La main était toute bleue. Effrayé de la couleur de la main, à laquelle il ne s’attendait pas, Confitou pensa qu’elle avait peut-être cette couleur-là parce qu’il avait serré trop fort. Et il détacha le mouchoir. La petite fille soupira d’aise.

— Là, dit-il, tu vois, ça va mieux. Maintenant, tu es guérie. Où t’étais-tu arrangé la main, comme ça ?

— C’est en voulant retenir ce petit-là qui était monté sur un tas de cailloux.

— Comment s’appelle-t-il, ce petit-là ?…

— Je ne sais pas, monsieur !…

Confitou procéda au relevé de l’état civil des trois autres enfants qui avaient respectivement cinq, quatre et demi et trois ans. Celui de cinq ans s’appelait Charlot, le second Bibi, mais, quant au troisième, il était extrêmement difficile de comprendre ce qu’il disait : ils étaient tous penchés sur lui et ne parvenaient point à démêler un nom dans ce qui sortait de sa bouche.

— C’est tout de même étonnant, dit Clara, moi, j’entends : « grosse saleté ! »…

— Moi aussi, dit Charlot.

— Moi aussi, dit Bibi…

— Eh bien ! appelons-le « Grosse Saleté », dit Confitou.
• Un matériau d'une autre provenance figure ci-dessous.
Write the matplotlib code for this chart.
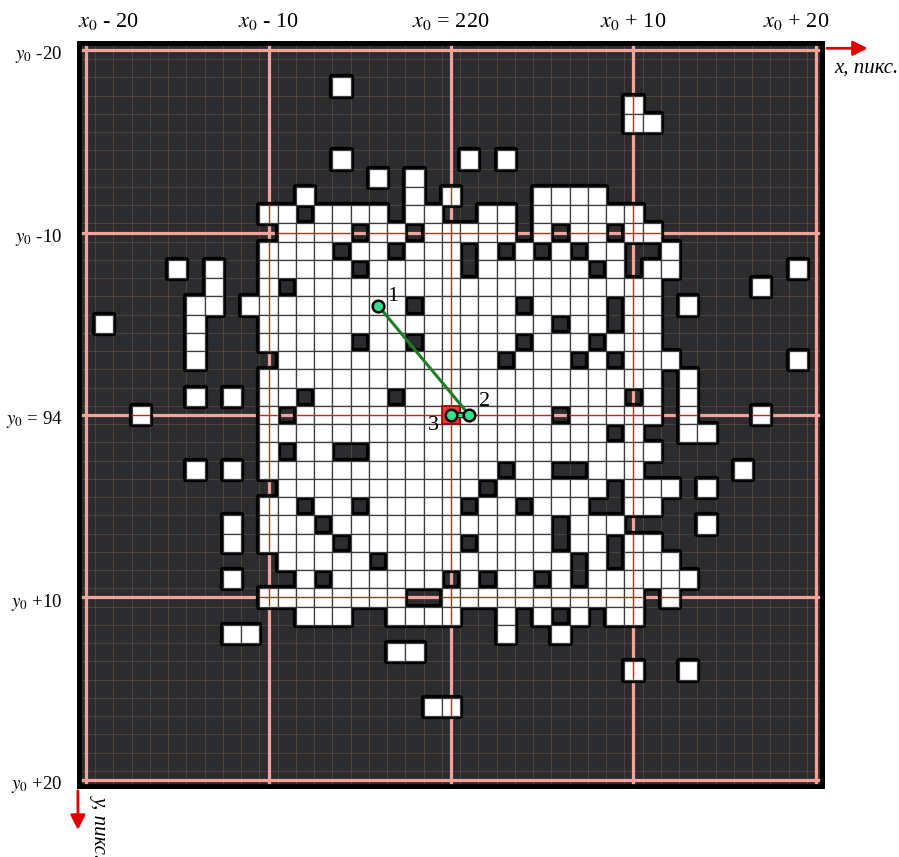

Après tout, c’est peut-être son nom, et ça lui va très bien !

Tous rirent, car, de fait, « Grosse Saleté » avait une bonne figure joufflue que l’on n’avait pas dû débarbouiller depuis quelques jours, et une tignasse solidement emmêlée qui lui tombait jusque sur les yeux, comme aux chiens griffons.

— En route, Grosse Saleté, commanda Confitou.

— Où allons-nous, monsieur ? demanda Clara.

— Maintenant, nous allons voir la bataille, dit Confitou.